East European innovation policy is imitating Finland, but less efficiently
The research of Professor Rainer Kattel is comparing the impact of public structures on innovation in East Europe and elsewhere.
The research of Professor Rainer Kattel, the director of Ragnar Nurkse School of Innovation and Governance, which received the national research award this year, studied how the public structures (various organisations of the public sector and their cooperation patterns) are influencing innovation in East Europe, compared e.g. to the Nordic countries or Asia. No such comparisons have been conducted elsewhere. „We have brought some new methodology to innovation research,“ says Kattel. A major conclusion of the research declares that East Europe has copied much from the West, but little account has been taken of local needs. This causes the paradox of copying – the policies are similar to Finland, but their efficiency and effect is essentially lower.
RNS is divided into two main parts – one dealing with innovation and the other with governance and public administration. While many researchers of the world are arguing over the innovation policy itself, if it should be conducted through lowering of taxes or supporting of export, RNS concentrates more on the issues, how the policy is put into practice, how it is understood by officials and politicians, how and by whom the policy is assessed. Study of technology and society (e.g. e-government) and financial regulations are added as side lines.
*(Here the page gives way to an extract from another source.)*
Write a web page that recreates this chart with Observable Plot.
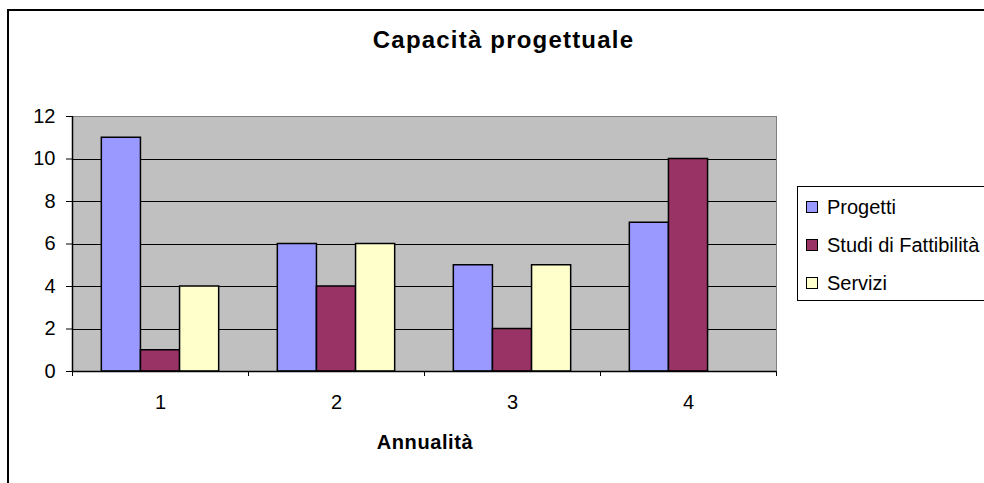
<!DOCTYPE html>
<html>
<head>
<meta charset="utf-8">
<script src="https://cdn.jsdelivr.net/npm/d3@7"></script>
<script src="https://cdn.jsdelivr.net/npm/@observablehq/plot@0.6"></script>
<style>
  html, body { margin: 0; padding: 0; background: #fff; }
  #wrap { position: relative; width: 984px; height: 483px; overflow: hidden; font-family: "Liberation Sans", Arial, sans-serif; color: #000; }
  #outer { position: absolute; left: 7px; top: 9px; width: 1000px; height: 500px; border: 2px solid #000; box-sizing: border-box; }
  #chart { position: absolute; left: 0; top: 0; }
  #title { position: absolute; left: 0; width: 1007px; top: 26px; text-align: center; font-weight: bold; font-size: 24px; letter-spacing: 1.2px; }
  #xlabel { position: absolute; left: 325px; width: 200px; top: 431px; text-align: center; font-weight: bold; font-size: 20px; letter-spacing: 0.6px; }
  #legend { position: absolute; left: 797px; top: 186px; width: 220px; height: 115px; border: 1px solid #000; box-sizing: border-box; background: #fff; }
  .item { position: absolute; left: 8px; font-size: 20px; line-height: 20px; white-space: nowrap; }
  .sw { display: inline-block; width: 10px; height: 10px; border: 1px solid #000; margin-right: 9px; vertical-align: 1px; }
</style>
</head>
<body>
<div id="wrap">
  <div id="outer"></div>
  <div id="chart"></div>
  <div id="title"></div>
  <div id="xlabel"></div>
  <div id="legend"></div>
</div>
<script>
const titleText = "Capacità progettuale";
const xLabelText = "Annualità";
const years = [1, 2, 3, 4];
const seriesNames = ["Progetti", "Studi di Fattibilità", "Servizi"];
const seriesColors = ["#9999ff", "#993366", "#ffffcc"];
const progetti = [11, 6, 5, 7];
const studi = [1, 4, 2, 10];
const servizi = [4, 6, 5, 0];
const yTicks = [0, 2, 4, 6, 8, 10, 12];

const seriesValues = [progetti, studi, servizi];
const rows = [];
years.forEach((yr, i) => {
  seriesValues.forEach((vals, si) => {
    rows.push({year: yr, si, series: seriesNames[si], value: vals[i]});
  });
});

// bars occupy 2/3 of each year slot, three bars side by side
const barW = 2 / 9;
const edges = [...years.map(y => y - 0.5), years[years.length - 1] + 0.5];

const chart = Plot.plot({
  width: 984,
  height: 483,
  marginLeft: 72,
  marginRight: 208,
  marginTop: 116,
  marginBottom: 112,
  style: {fontFamily: "'Liberation Sans', Arial, sans-serif", fontSize: "20px", color: "#000", background: "transparent"},
  x: {type: "linear", domain: [edges[0], edges[edges.length - 1]]},
  y: {domain: [0, 12]},
  color: {domain: seriesNames, range: seriesColors},
  marks: [
    Plot.frame({fill: "#c0c0c0", stroke: "#808080", shapeRendering: "crispEdges"}),
    Plot.ruleY(yTicks.filter(t => t > 0 && t < 12), {stroke: "#000", strokeWidth: 1, shapeRendering: "crispEdges"}),
    Plot.rectY(rows.filter(d => d.value > 0), {
      x1: d => d.year - 1 / 3 + d.si * barW,
      x2: d => d.year - 1 / 3 + (d.si + 1) * barW,
      y: "value",
      fill: "series",
      stroke: "#000",
      strokeWidth: 1.5
    }),
    Plot.ruleX([edges[0]], {stroke: "#000", strokeWidth: 1.5}),
    Plot.ruleY([0], {stroke: "#000", strokeWidth: 1.5}),
    Plot.axisY({ticks: yTicks, tickSize: 6, tickPadding: 11, label: null, fontSize: 20, stroke: "#000"}),
    Plot.axisX({ticks: edges, tickSize: 5, tickFormat: () => "", label: null, stroke: "#000"}),
    Plot.axisX({ticks: years, tickSize: 0, tickPadding: 23, tickFormat: d => String(d), label: null, fontSize: 20})
  ]
});
document.getElementById("chart").appendChild(chart);
document.getElementById("title").textContent = titleText;
document.getElementById("xlabel").textContent = xLabelText;

const legend = document.getElementById("legend");
seriesNames.forEach((name, i) => {
  const it = document.createElement("div");
  it.className = "item";
  it.style.top = (10 + i * 38) + "px";
  const sw = document.createElement("span");
  sw.className = "sw";
  sw.style.background = seriesColors[i];
  it.appendChild(sw);
  it.appendChild(document.createTextNode(name));
  legend.appendChild(it);
});
</script>
</body>
</html>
The objective is not to concentrate too much on a single discipline.
„Innovation does not mean that a man wakes up in the morning and does something, but it takes place in a certain environment,“ explains Kattel. Economic should be observed on a broader scale, together with the social system, education, culture. A keyword is ’economic structure’ and not only in the meaning, what the companies do, but also the institutional framework.
„Our methodology is targeted to the principle that life is very diverse and we should be able to describe this diversity e.g. on 20 pages,“ says Kattel. „It is more important to understand, what can influence entrepreneurs to adopt certain decisions, not what is a quantitative consequence of some policy, because it is very difficult to measure many things.“ He brings an example: financing of health care, which is very complicated, because one cannot define health unambiguously, unlike disease.
Thus his school is dealing rather with interpretation of the meaning of the surrounding and drafting of narrative – which does not mean that empirics or statistics would not play essential role there. Strong side of such approach is the possibility to describe better the diversity of life. Weak side is the fact that with this method it is not easy to put things into one sentence or one number – and the decision-makers may not like this.
The specific research methods are interviews, participation surveys, which in extreme cases may be conducted in ethnographic or anthropological style. For example, in case of Master’s theses it has also happened that the author goes to work somewhere and then writes his graduation thesis on its basis.